Health and Healthcare Systems

'AIDS is far from over': Complacency is stalling the fight against HIV

About 2880 candles are seen lit during a World AIDS Day event in Jakarta December 1, 2009. Fifty million women in Asia are at risk of being infected with HIV because of the risky sexual behaviour of their husbands or boyfriends, a report released by UNAIDS said in August.  REUTERS/Dadang Tri   (INDONESIA HEALTH ANNIVERSARY) - GM1E5C11TOZ01

37 million people live with the condition. Image: REUTERS/Dadang Tri

Kate Kelland
Correspondent, Reuters

Complacency is starting to stall the fight against the global AIDS epidemic, with the pace of progress not matching what is needed, the United Nations warned on Wednesday 18 July.

The United Nations’ HIV/AIDS body UNAIDS said in an update report that the fight was at a “precarious point” and while deaths were falling and treatment rates rising, rates of new HIV infections threatened to derail efforts to defeat the disease.

“The world is slipping off track. The promises made to society’s most vulnerable individuals are not being kept,” the report said. “There are miles to go in the journey to end the AIDS epidemic. Time is running out.”

Image: UNAIDS

Michel Sidibe, executive director of UNAIDS, noted in the report’s foreword that there had been great progress in reducing deaths from AIDS and in getting a record number of people worldwide into treatment with antiretroviral drugs.

The report said an estimated 21.7 million of the 37 million people who have the human immunodeficiency virus (HIV) that causes AIDS were on treatment in 2017, five and a half times more than a decade ago.

This rapid and sustained increase in people getting treatment helped drive a 34 percent drop in AIDS-related deaths from 2010 to 2017. AIDS deaths in 2017 were the lowest this century, at fewer than a million people, the report said.

But Sidibe also said there were now “crisis” points in preventing the spread of HIV - particularly among high-risk and vulnerable populations - and in securing sustained funding.
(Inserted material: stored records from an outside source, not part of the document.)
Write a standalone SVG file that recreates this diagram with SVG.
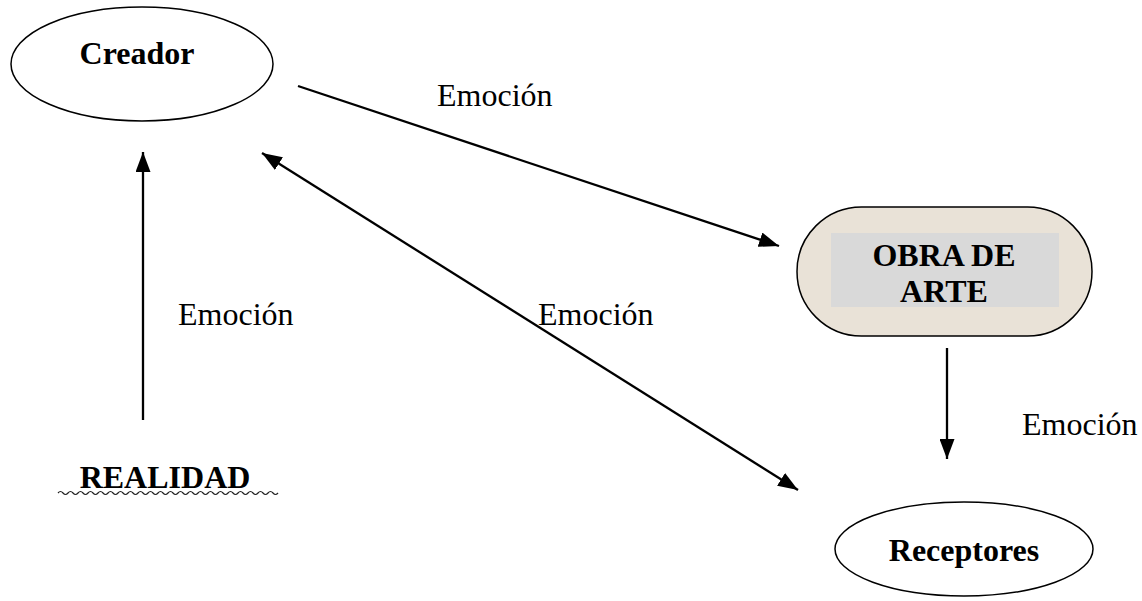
<svg xmlns="http://www.w3.org/2000/svg" width="1142" height="601" viewBox="0 0 1142 601">
<style>
.node{fill:#fff;stroke:#000;stroke-width:1.5}
.bold{font-family:"Liberation Serif","Times New Roman",serif;font-weight:bold;font-size:32px;fill:#000}
.lbl{font-family:"Liberation Serif","Times New Roman",serif;font-size:32px;fill:#000}
.conn{stroke:#000;stroke-width:2.3;fill:none}
</style>
<defs>
<marker id="ah" viewBox="0 0 20 15" refX="20" refY="7.5" markerWidth="20" markerHeight="15" markerUnits="userSpaceOnUse" orient="auto-start-reverse">
<path d="M0,0 L20,7.5 L0,15 Z" fill="#000"/>
</marker>
</defs>
<rect width="1142" height="601" fill="#fff"/>
<g id="creador">
<ellipse class="node" cx="142" cy="64" rx="131" ry="57"/>
<text class="bold" x="137" y="64" text-anchor="middle">Creador</text>
</g>
<g id="obra">
<rect x="797" y="207" width="295" height="129" rx="64.5" ry="64.5" fill="#e9e2d7" stroke="#000" stroke-width="1.5"/>
<rect x="831" y="233" width="228" height="74" fill="#d9d9d9"/>
<text class="bold" x="944" y="266" text-anchor="middle">OBRA DE</text>
<text class="bold" x="944" y="302" text-anchor="middle">ARTE</text>
</g>
<g id="receptores">
<ellipse class="node" cx="964" cy="549" rx="129" ry="47"/>
<text class="bold" x="964" y="561" text-anchor="middle">Receptores</text>
</g>
<g id="realidad">
<text class="bold" x="165" y="488" text-anchor="middle">REALIDAD</text>
<path d="M58,493 q2.5,-3 5,0 t5,0 t5,0 t5,0 t5,0 t5,0 t5,0 t5,0 t5,0 t5,0 t5,0 t5,0 t5,0 t5,0 t5,0 t5,0 t5,0 t5,0 t5,0 t5,0 t5,0 t5,0 t5,0 t5,0 t5,0 t5,0 t5,0 t5,0 t5,0 t5,0 t5,0 t5,0 t5,0 t5,0 t5,0 t5,0 t5,0 t5,0 t5,0 t5,0 t5,0 t5,0 t5,0 t5,0" fill="none" stroke="#222" stroke-width="1.2"/>
</g>
<g id="connectors">
<line class="conn" x1="143" y1="420" x2="143" y2="152" marker-end="url(#ah)"/>
<line class="conn" x1="298" y1="86" x2="779" y2="246" marker-end="url(#ah)"/>
<line class="conn" x1="262" y1="153" x2="798" y2="490" marker-start="url(#ah)" marker-end="url(#ah)"/>
<line class="conn" x1="947" y1="348" x2="947" y2="459" marker-end="url(#ah)"/>
</g>
<g id="labels">
<text class="lbl" x="437" y="106">Emoción</text>
<text class="lbl" x="178" y="325">Emoción</text>
<text class="lbl" x="538" y="325">Emoción</text>
<text class="lbl" x="1022" y="435">Emoción</text>
</g>
</svg>
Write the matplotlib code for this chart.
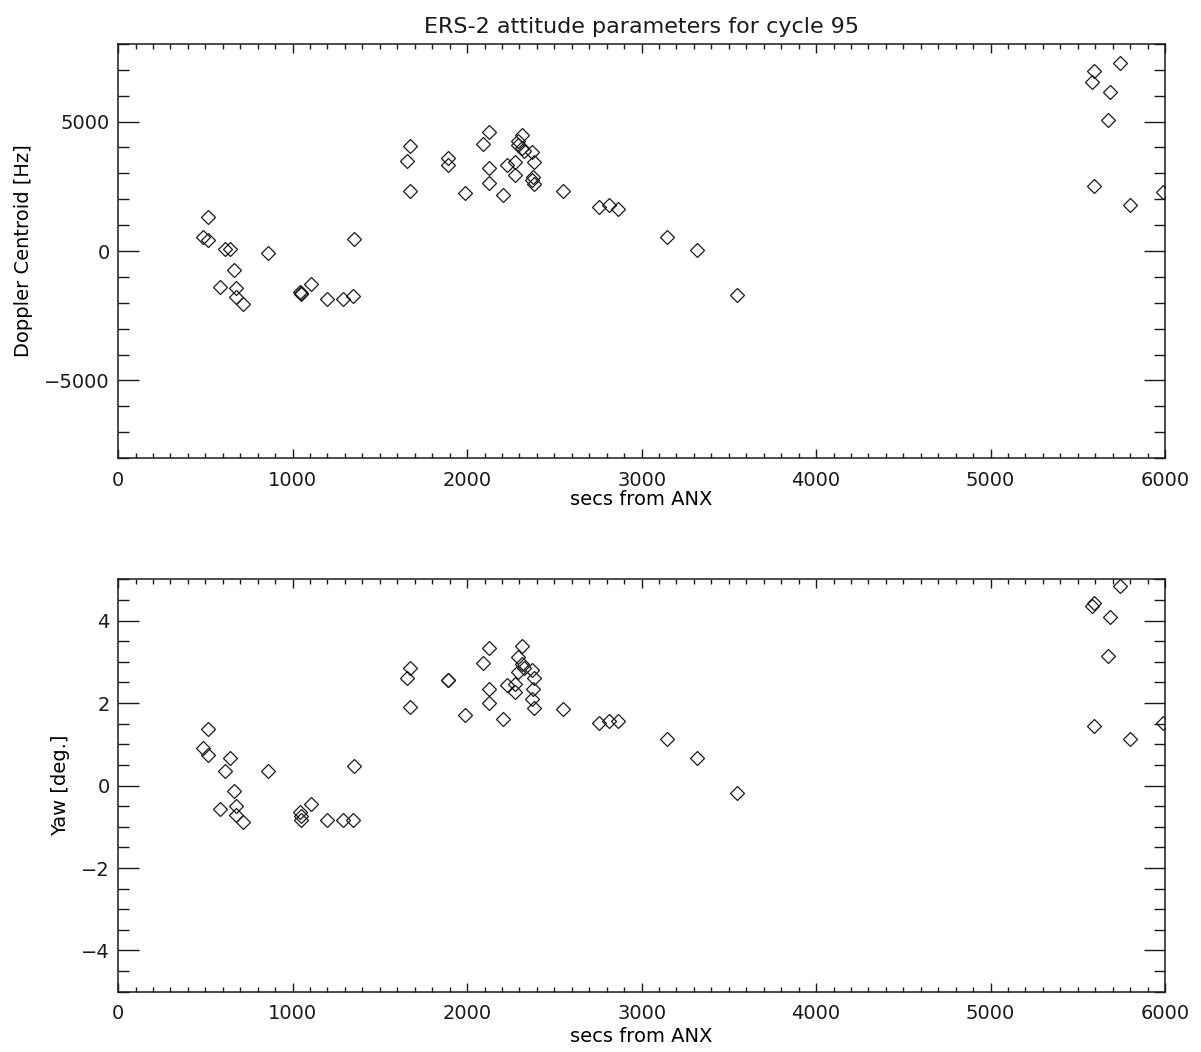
import matplotlib
matplotlib.use('Agg')
import matplotlib.pyplot as plt
from matplotlib.ticker import MultipleLocator

# seconds from ascending node crossing, one entry per measurement
secs = [488, 518, 518, 585, 614, 642, 667, 676, 676, 714,
        861, 1043, 1046, 1050, 1104, 1196, 1288, 1345, 1354, 1655,
        1673, 1673, 1893, 1893, 1989, 2090, 2125, 2125, 2125, 2208,
        2227, 2275, 2275, 2294, 2294, 2313, 2316, 2327, 2371, 2381,
        2377, 2371, 2381, 2552, 2758, 2814, 2864, 3148, 3316, 3544,
        5595, 5583, 5742, 5685, 5675, 5595, 5800, 5990]

# Doppler centroid [Hz]
doppler = [545, 443, 1300, -1400, 66, 66, -751, -1440, -1790, -2050,
           -78, -1595, -1620, -1650, -1270, -1870, -1870, -1725, 455, 3490,
           4050, 2310, 3595, 3335, 2257, 4140, 4600, 3206, 2622, 2167,
           3335, 3424, 2945, 4241, 4100, 4475, 3984, 3852, 3829, 3424,
           2856, 2750, 2595, 2335, 1712, 1778, 1622, 545, 54, -1700,
           6942, 6514, 7253, 6148, 5058, 2517, 1778, 2296]

# yaw [deg.]
yaw = [0.92, 0.74, 1.36, -0.56, 0.36, 0.66, -0.13, -0.49, -0.72, -0.88,
       0.36, -0.65, -0.75, -0.83, -0.45, -0.83, -0.83, -0.83, 0.47, 2.60,
       2.85, 1.90, 2.57, 2.55, 1.72, 2.96, 3.33, 2.33, 1.99, 1.62,
       2.43, 2.47, 2.27, 3.11, 2.76, 3.38, 2.95, 2.85, 2.79, 2.60,
       2.33, 2.10, 1.89, 1.86, 1.52, 1.56, 1.56, 1.14, 0.66, -0.19,
       4.42, 4.36, 4.84, 4.08, 3.13, 1.44, 1.14, 1.52]

ink = '#1a1a1a'
plt.rcParams['font.family'] = 'DejaVu Sans'
plt.rcParams['text.color'] = ink

fig = plt.figure(figsize=(12.01, 10.52), dpi=100)
ax1 = fig.add_axes([0.0983, 0.5646, 0.8718, 0.3936])
ax2 = fig.add_axes([0.0983, 0.0573, 0.8718, 0.3920])


def style(ax, ymajor, yminor):
    ax.set_xlim(0, 6000)
    ax.xaxis.set_major_locator(MultipleLocator(1000))
    ax.xaxis.set_minor_locator(MultipleLocator(100))
    ax.yaxis.set_major_locator(MultipleLocator(ymajor))
    ax.yaxis.set_minor_locator(MultipleLocator(yminor))
    ax.tick_params(which='both', direction='in', top=True, right=True,
                   color=ink, width=1.0, labelsize=14, labelcolor=ink)
    ax.tick_params(axis='x', which='major', length=6.5, pad=9)
    ax.tick_params(axis='x', which='minor', length=3.6)
    ax.tick_params(axis='y', which='major', length=15, pad=6)
    ax.tick_params(axis='y', which='minor', length=8)
    for s in ax.spines.values():
        s.set_linewidth(1.1)
        s.set_color(ink)


ax1.plot(secs, doppler, linestyle='none', marker='D', ms=7,
         mfc='none', mec=ink, mew=0.9)
style(ax1, 5000, 1000)
ax1.set_ylim(-8000, 8000)
ax1.set_ylabel('Doppler Centroid [Hz]', fontsize=14, labelpad=8)
ax1.set_xlabel('secs from ANX', fontsize=14, labelpad=0)
ax1.set_title('ERS-2 attitude parameters for cycle 95', fontsize=16, pad=8)

ax2.plot(secs, yaw, linestyle='none', marker='D', ms=7,
         mfc='none', mec=ink, mew=0.9)
style(ax2, 2, 0.5)
ax2.set_ylim(-5, 5)
ax2.set_ylabel('Yaw [deg.]', fontsize=14, labelpad=8)
ax2.set_xlabel('secs from ANX', fontsize=14, labelpad=3)

fig.savefig('out.png', dpi=100)
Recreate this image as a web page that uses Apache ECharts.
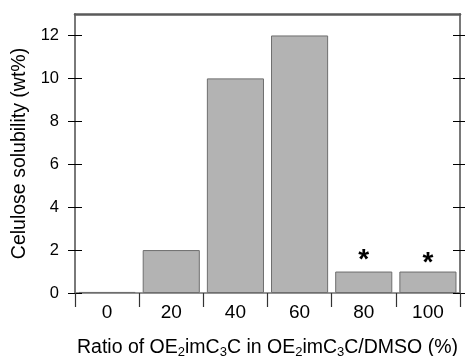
<!DOCTYPE html>
<html><head><meta charset="utf-8">
<script src="https://cdn.jsdelivr.net/npm/echarts@6/dist/echarts.min.js"></script>
<style>html,body{margin:0;padding:0;background:#fff}#c{width:465px;height:356px}</style>
</head><body><div id="c"></div>
<script>
var categories = ['0', '20', '40', '60', '80', '100'];
var solubility = [0.05, 2, 10, 12, 1, 1];
var marks = ['', '', '', '', '*', '*'];
var yTicks = [0, 2, 4, 6, 8, 10, 12];

var FONT = 'Liberation Sans';
var chart = echarts.init(document.getElementById('c'));
var axisCol = '#707070';
function yAx(pos, inside, labels) {
  return {
    type: 'value', position: pos, min: 0, max: 13,
    axisLine: { show: true, lineStyle: { color: axisCol, width: 1.5 } },
    axisTick: { show: true, inside: inside, length: 7, customValues: yTicks, lineStyle: { color: '#000', width: 1 } },
    axisLabel: labels ? { show: true, customValues: yTicks, fontFamily: FONT, fontSize: 16.5, color: '#000', margin: 16 } : { show: false },
    splitLine: { show: false },
    name: labels ? 'Celulose solubility (wt%)' : '',
    nameLocation: 'middle', nameGap: 44,
    nameTextStyle: { fontFamily: FONT, fontSize: 19.5, color: '#000' }
  };
}
var labelOffsets = [0, 0, 0, 0, -3, -6];
chart.setOption({
  animation: false,
  grid: { left: 75, right: 5, top: 14, bottom: 63, containLabel: false, outerBoundsMode: 'none' },
  xAxis: [{
    type: 'category', data: categories, position: 'bottom',
    axisLine: { show: true, onZero: false, lineStyle: { color: axisCol, width: 1.5 } },
    axisTick: { show: true, length: 14, lineStyle: { color: '#333', width: 1.2 } },
    axisLabel: { fontFamily: FONT, fontSize: 19, color: '#000', margin: 10 },
    name: '{n|Ratio of OE}{s|2}{n|imC}{s|3}{n|C in OE}{s|2}{n|imC}{s|3}{n|C/DMSO (%)}',
    nameLocation: 'middle', nameGap: 43,
    nameTextStyle: { rich: {
      n: { fontFamily: FONT, fontSize: 19.5, color: '#000' },
      s: { fontFamily: FONT, fontSize: 13, color: '#000', verticalAlign: 'bottom', padding: [10, 0, 0, 0] }
    } }
  }, {
    type: 'category', data: categories, position: 'top', gridIndex: 0,
    axisLine: { show: true, onZero: false, lineStyle: { color: '#5a5a5a', width: 2.5 } },
    axisTick: { show: false }, axisLabel: { show: false }
  }],
  yAxis: [yAx('left', false, true), yAx('left', true, false), yAx('right', false, false), yAx('right', true, false)],
  series: [{
    type: 'bar', xAxisIndex: 0, yAxisIndex: 0,
    barCategoryGap: '11%',
    data: solubility.map(function (v, i) {
      return { value: v, label: { distance: labelOffsets[i] } };
    }),
    itemStyle: { color: '#b3b3b3', borderColor: '#6e6e6e', borderWidth: 1 },
    label: {
      show: true, position: 'top',
      formatter: function (p) { return marks[p.dataIndex]; },
      fontFamily: FONT, fontSize: 28, fontWeight: 'bold', color: '#000'
    }
  }]
});
</script></body></html>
“The success in saving lives has not been matched with equal success in reducing new HIV infections,” he said. “New HIV infections are not falling fast enough. HIV prevention services are not being provided on an adequate scale ... and are not reaching the people who need them the most.”

"Funding crisis"

Sidibe said a failure to halt new infections among children was a big worry.

“I am distressed by the fact that in 2017, 180,000 children became infected with HIV, far from the 2018 target of eliminating new HIV infections among children,” he wrote.

Data in the report showed that overall among adults and children worldwide, some 1.8 million people became newly infected with HIV in 2017.

Since the start of the AIDS epidemic in the 1980s, more than 77 million people have become infected with HIV. Almost half of them - 35.4 million - have died of AIDS.

Linda-Gail Bekker, president of the International AIDS Society, said the UNAIDS report showed that the biggest barriers to ending the epidemic were “ideological and politically driven”.

“AIDS is far from over,” she said. “We cannot congratulate ourselves on global progress until that progress is shared by all.”

The report found that at the end of 2017, $21.3 billion was available for the AIDS response in low- and middle-income countries. More than half of that came from domestic funding sources rather than international donors. UNAIDS estimates that $26.2 billion will be needed to fund the AIDS fight in 2020.

“There is a funding crisis,” Sidibe said. While global AIDS resources rose in 2017, there was still a 20 percent shortfall between what is needed and what is available.

Such a shortfall will be “catastrophic” for countries that rely on international assistance to fight AIDS, Sidibe said.